Do this
Copy out the whole listing exactly as written, leaving the pictures behind.

Material
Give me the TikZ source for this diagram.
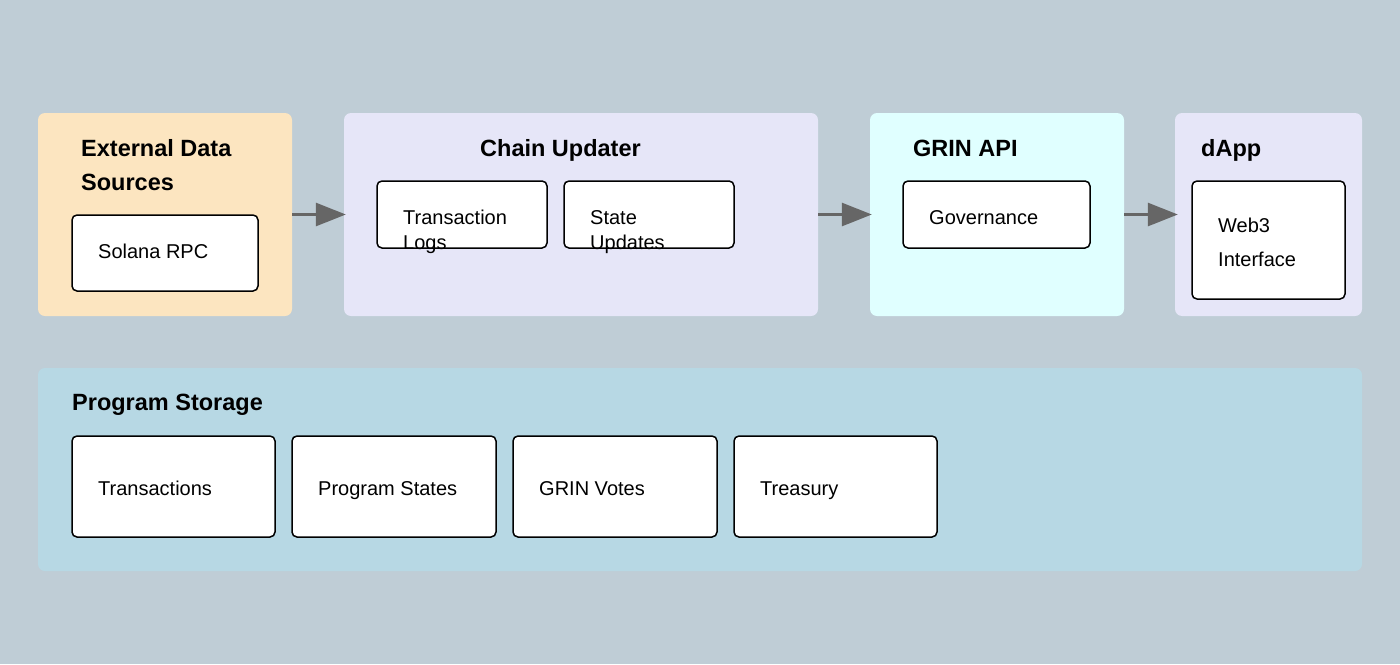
\documentclass[tikz,border=0pt]{standalone}
\usepackage{fontspec}
\setmainfont{Liberation Sans}
\usetikzlibrary{arrows.meta}
\definecolor{bgc}{RGB}{191,205,214}
\definecolor{peach}{RGB}{252,229,192}
\definecolor{lav}{RGB}{230,230,248}
\definecolor{cyanl}{RGB}{224,255,255}
\definecolor{stor}{RGB}{183,216,228}
\definecolor{arr}{RGB}{102,102,102}
\tikzset{
  outerbox/.style={rectangle, rounded corners=7pt, draw=none, inner sep=0pt},
  innerbox/.style={rectangle, rounded corners=5pt, draw=black, line width=1.5pt, fill=white, inner sep=0pt},
  titletext/.style={anchor=base west, inner sep=0pt, font=\fontsize{23.5}{28}\selectfont\bfseries},
  bodytext/.style={anchor=base west, inner sep=0pt, font=\fontsize{20}{24}\selectfont},
  flow/.style={draw=arr, line width=3pt, -{Triangle[length=30pt,width=23pt]}}
}
\begin{document}
\begin{tikzpicture}[x=1pt,y=-1pt]
\useasboundingbox (0,0) rectangle (1400,664);
\fill[bgc] (0,0) rectangle (1400,664);

% outer containers
\node[outerbox, fill=peach, minimum width=254pt, minimum height=203pt] (ext) at (165,214.5) {};
\node[outerbox, fill=lav, minimum width=474pt, minimum height=203pt] (chain) at (581,214.5) {};
\node[outerbox, fill=cyanl, minimum width=254pt, minimum height=203pt] (api) at (997,214.5) {};
\node[outerbox, fill=lav, minimum width=187pt, minimum height=203pt] (dapp) at (1268.5,214.5) {};
\node[outerbox, fill=stor, minimum width=1324pt, minimum height=203pt] (storage) at (700,469.5) {};

% titles
\node[titletext] (extT1) at (81,156) {External Data};
\node[titletext] (extT2) at (81,190) {Sources};
\node[titletext] (chainT) at (480,156) {Chain Updater};
\node[titletext] (apiT) at (913,156) {GRIN API};
\node[titletext] (dappT) at (1201,156) {dApp};
\node[titletext] (storT) at (72,410) {Program Storage};

% inner boxes
\node[innerbox, minimum width=186pt, minimum height=76pt] (rpc) at (165,253) {};
\node[innerbox, minimum width=170pt, minimum height=67pt] (txlogs) at (462,214.5) {};
\node[innerbox, minimum width=170pt, minimum height=67pt] (stupd) at (649,214.5) {};
\node[innerbox, minimum width=187pt, minimum height=67pt] (gov) at (996.5,214.5) {};
\node[innerbox, minimum width=153pt, minimum height=118pt] (web3) at (1268.5,240) {};
\node[innerbox, minimum width=203pt, minimum height=101pt] (tx) at (173.5,486.5) {};
\node[innerbox, minimum width=204pt, minimum height=101pt] (pst) at (394,486.5) {};
\node[innerbox, minimum width=204pt, minimum height=101pt] (votes) at (615,486.5) {};
\node[innerbox, minimum width=203pt, minimum height=101pt] (treas) at (835.5,486.5) {};

% body texts
\node[bodytext] (rpcL) at (98,258) {Solana RPC};
\node[bodytext] (txlogsL1) at (403,224) {Transaction};
\node[bodytext] (txlogsL2) at (403,249) {Logs};
\node[bodytext] (stupdL1) at (590,224) {State};
\node[bodytext] (stupdL2) at (590,249) {Updates};
\node[bodytext] (govL) at (929,224) {Governance};
\node[bodytext] (web3L1) at (1218,232) {Web3};
\node[bodytext] (web3L2) at (1218,266) {Interface};
\node[bodytext] (txL) at (98,495) {Transactions};
\node[bodytext] (pstL) at (318,495) {Program States};
\node[bodytext] (votesL) at (539,495) {GRIN Votes};
\node[bodytext] (treasL) at (760,495) {Treasury};

% arrows
\draw[flow] (ext.east) -- ([xshift=2pt]chain.west);
\draw[flow] (chain.east) -- ([xshift=2pt]api.west);
\draw[flow] (api.east) -- ([xshift=3pt]dapp.west);
\end{tikzpicture}
\end{document}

Solved problem
Give me the TikZ source for this diagram.
\documentclass[tikz,border=0pt]{standalone}
\usepackage{fontspec}
\setmainfont{Liberation Sans}
\usetikzlibrary{arrows.meta}
\definecolor{bgc}{RGB}{191,205,214}
\definecolor{peach}{RGB}{252,229,192}
\definecolor{lav}{RGB}{230,230,248}
\definecolor{cyanl}{RGB}{224,255,255}
\definecolor{stor}{RGB}{183,216,228}
\definecolor{arr}{RGB}{102,102,102}
\tikzset{
  outerbox/.style={rectangle, rounded corners=7pt, draw=none, inner sep=0pt},
  innerbox/.style={rectangle, rounded corners=5pt, draw=black, line width=1.5pt, fill=white, inner sep=0pt},
  titletext/.style={anchor=base west, inner sep=0pt, font=\fontsize{23.5}{28}\selectfont\bfseries},
  bodytext/.style={anchor=base west, inner sep=0pt, font=\fontsize{20}{24}\selectfont},
  flow/.style={draw=arr, line width=3pt, -{Triangle[length=30pt,width=23pt]}}
}
\begin{document}
\begin{tikzpicture}[x=1pt,y=-1pt]
\useasboundingbox (0,0) rectangle (1400,664);
\fill[bgc] (0,0) rectangle (1400,664);

% outer containers
\node[outerbox, fill=peach, minimum width=254pt, minimum height=203pt] (ext) at (165,214.5) {};
\node[outerbox, fill=lav, minimum width=474pt, minimum height=203pt] (chain) at (581,214.5) {};
\node[outerbox, fill=cyanl, minimum width=254pt, minimum height=203pt] (api) at (997,214.5) {};
\node[outerbox, fill=lav, minimum width=187pt, minimum height=203pt] (dapp) at (1268.5,214.5) {};
\node[outerbox, fill=stor, minimum width=1324pt, minimum height=203pt] (storage) at (700,469.5) {};

% titles
\node[titletext] (extT1) at (81,156) {External Data};
\node[titletext] (extT2) at (81,190) {Sources};
\node[titletext] (chainT) at (480,156) {Chain Updater};
\node[titletext] (apiT) at (913,156) {GRIN API};
\node[titletext] (dappT) at (1201,156) {dApp};
\node[titletext] (storT) at (72,410) {Program Storage};

% inner boxes
\node[innerbox, minimum width=186pt, minimum height=76pt] (rpc) at (165,253) {};
\node[innerbox, minimum width=170pt, minimum height=67pt] (txlogs) at (462,214.5) {};
\node[innerbox, minimum width=170pt, minimum height=67pt] (stupd) at (649,214.5) {};
\node[innerbox, minimum width=187pt, minimum height=67pt] (gov) at (996.5,214.5) {};
\node[innerbox, minimum width=153pt, minimum height=118pt] (web3) at (1268.5,240) {};
\node[innerbox, minimum width=203pt, minimum height=101pt] (tx) at (173.5,486.5) {};
\node[innerbox, minimum width=204pt, minimum height=101pt] (pst) at (394,486.5) {};
\node[innerbox, minimum width=204pt, minimum height=101pt] (votes) at (615,486.5) {};
\node[innerbox, minimum width=203pt, minimum height=101pt] (treas) at (835.5,486.5) {};

% body texts
\node[bodytext] (rpcL) at (98,258) {Solana RPC};
\node[bodytext] (txlogsL1) at (403,224) {Transaction};
\node[bodytext] (txlogsL2) at (403,249) {Logs};
\node[bodytext] (stupdL1) at (590,224) {State};
\node[bodytext] (stupdL2) at (590,249) {Updates};
\node[bodytext] (govL) at (929,224) {Governance};
\node[bodytext] (web3L1) at (1218,232) {Web3};
\node[bodytext] (web3L2) at (1218,266) {Interface};
\node[bodytext] (txL) at (98,495) {Transactions};
\node[bodytext] (pstL) at (318,495) {Program States};
\node[bodytext] (votesL) at (539,495) {GRIN Votes};
\node[bodytext] (treasL) at (760,495) {Treasury};

% arrows
\draw[flow] (ext.east) -- ([xshift=2pt]chain.west);
\draw[flow] (chain.east) -- ([xshift=2pt]api.west);
\draw[flow] (api.east) -- ([xshift=3pt]dapp.west);
\end{tikzpicture}
\end{document}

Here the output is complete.